Python is a very popular and powerful programming language. It has many strengths that have contributed to its success as a programming language:

• It is a good introductory language that many people start out with.
• It is an interpreted language and interactive Python (e.g. ipython, or interactive debugging with IPython.embed() or code.interact(local=locals())) allows for powerful problem solving and debugging to be done.
• It has a large body of freely available libraries that enable programmers to do many things with relative ease. For example whether it is web development with the Django framework, working with numerical data with numpy and scipy, using matplotlib for data visualization, or doing machine learning with Python API like that provided by keras.

I use Python myself quite a lot for my own research work primarily because of the useful libraries that exist. I have been very productive using the language and I think it has deserved the success it has experienced. However the more I use Python, the more I have come to notice some short-comings of it, and have come to see it as an old, out-dated language. This post is meant to describe weaknesses that I feel are intrinsic to the language itself. This means that I will not be talking about the libraries that exist in the language, nor will I be complaining about things like the package management system or unit testing libraries.
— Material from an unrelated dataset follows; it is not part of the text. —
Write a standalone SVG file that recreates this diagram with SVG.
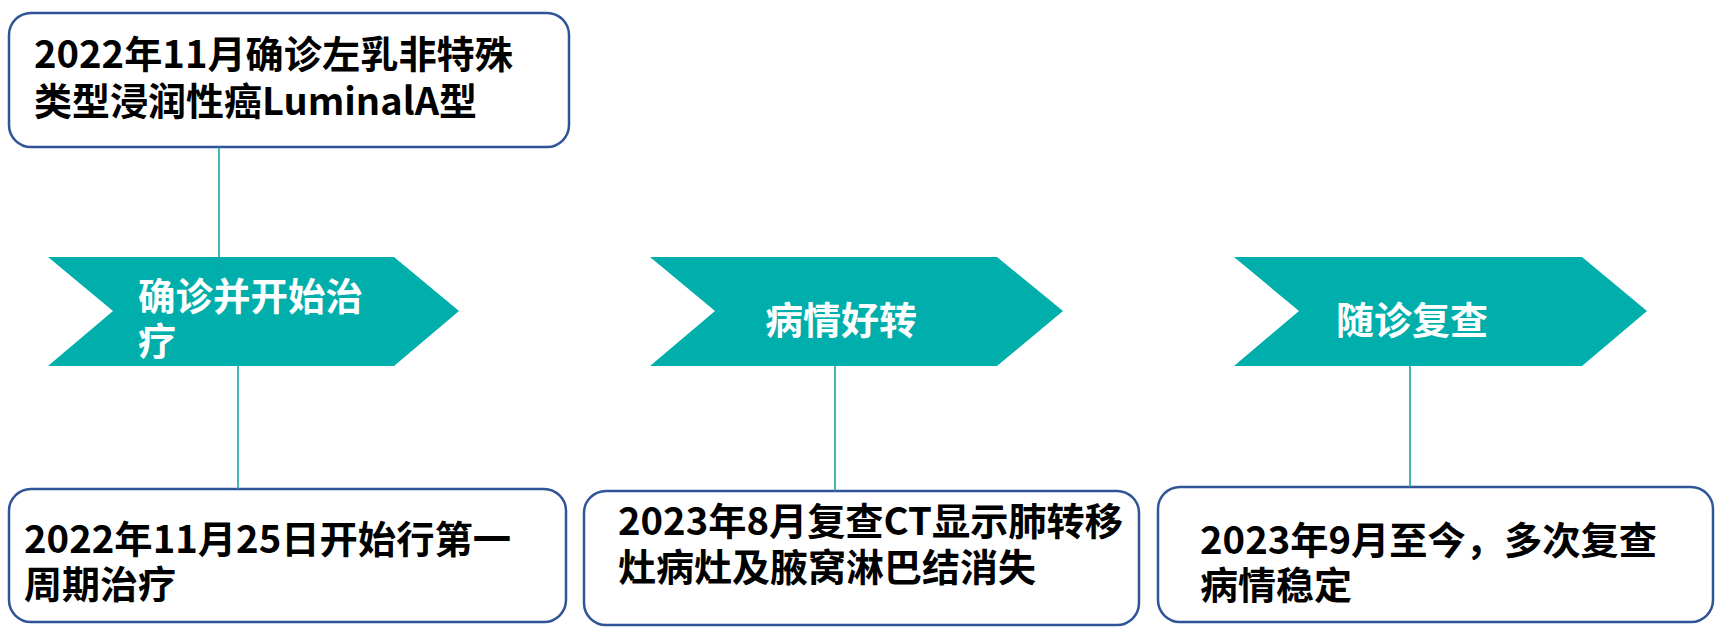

I am not trying to advocated against people using Python, because if you can live with its idiosyncrasies then Python can be a very powerful tool to do a great many things, whether it is building a website, analyzing complex data sets, or writing a program to automate your smart devices.

1. Does not feel object-oriented
2. Plethora of double-underscore method names
3. Global methods
4. List comprehensions are backwards
5. Whitespace and lack of block-end delimiters
6. Lack of multiline blocks

1 – Does not feel object-oriented

Python is supposed to be an object-oriented programming language, yet it often feels like it is a C-like language masquerading as an object-oriented language.

1.1 – self as first argument

In C, one common technique is to define structs to store some data, and have a set of methods which take a pointer to this struct as a first argument.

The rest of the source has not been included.